I shot with the 1DS2 for years and upgraded to the 5D3 so I have the same exact experience that you have with the bodies. A couple of things...
IF you only have to shoot at ISO 100 then your 1DS2 takes fantastic images. No doubt about it. IF you have to bump your ISO above 400 the images SUCK in comparison. At 1600 they are a complete mess. The 5D3 at 6400 is way better than the 1DS2 at 1600. There are other things that are hugely different as well.
Better screen on the back of the camera by far which in the real work world I need to see if I got the shot I need at a shoot for my clients.
Much better interface, The 1DS2 had the worst interface ever with the strange 2 button controls for everything.
more frames per second
Better dynamic range
The list goes on and on.
The other thing is maybe you need to try a different program to edit your RAW files in. The 1DS2 had a VERY soft out of the camera file because of the high pass filter they put on it. The files sharpened up extremely well in PS but they NEEDED it badly. I would try to do more tests with a different software and also change up your lens. Maybe your lens is calibrated perfectly to your 1DS2 but off a little when mounted on your 5D3. The sensor is not "Sharper" on the older camera. Trust me.
The other thing that is quite noticeable in your test is that the 5D3 shots are exposed brighter in EVERY instance. The test would certainly be more accurate if you match exposure. The settings are irrelevant. Its the final image exposure that matters. Need to compare apples to apples.

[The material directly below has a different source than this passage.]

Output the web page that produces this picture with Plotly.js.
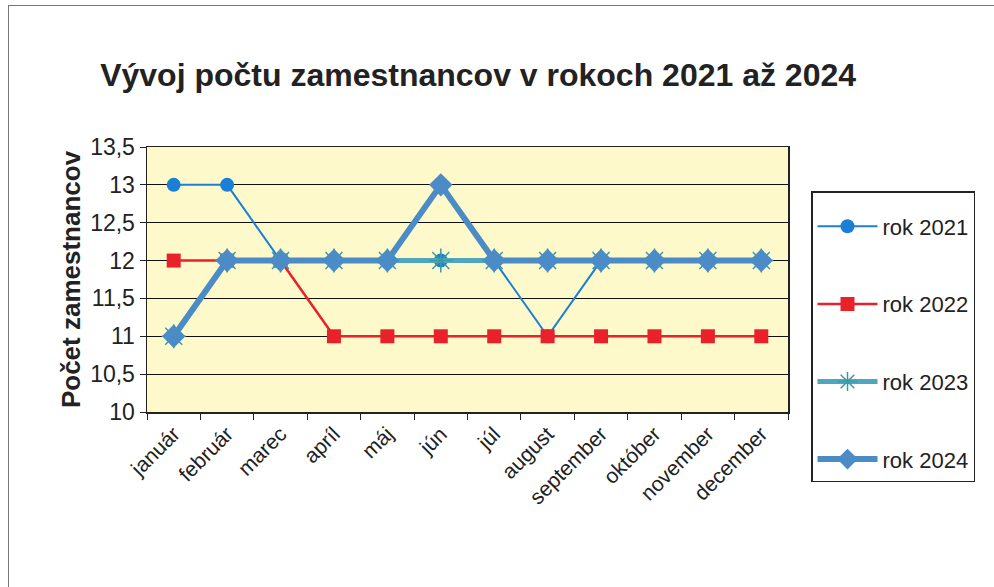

At the end of the day if you are are only shooting studio work or landscapes at ISO 100 you would never see the detail difference anyway unless you are pixel peeping. PRINT the images out at 24x36 after making them both look the best they can. Don't limit the sharpening, contrast, etc of one to what you do to the other. That is not what you would do in the real world. You would optimize each image individually for it's intended output. Do that and then lets look and see if the 1DS2 is a better camera. I doubt it. I loved that camera for years and I do love the way the images look from it. That said the sensors are much improved since then and there is more to a camera than a sensor.
Thank you for bringing a little perspective to this old fight. There's a lot more to a camera than its ability to shoot a specific scene at 100 ISO. (And most cameras that have been released over the past 5 or 6 years, including my original 5d can do an awfully good job of that).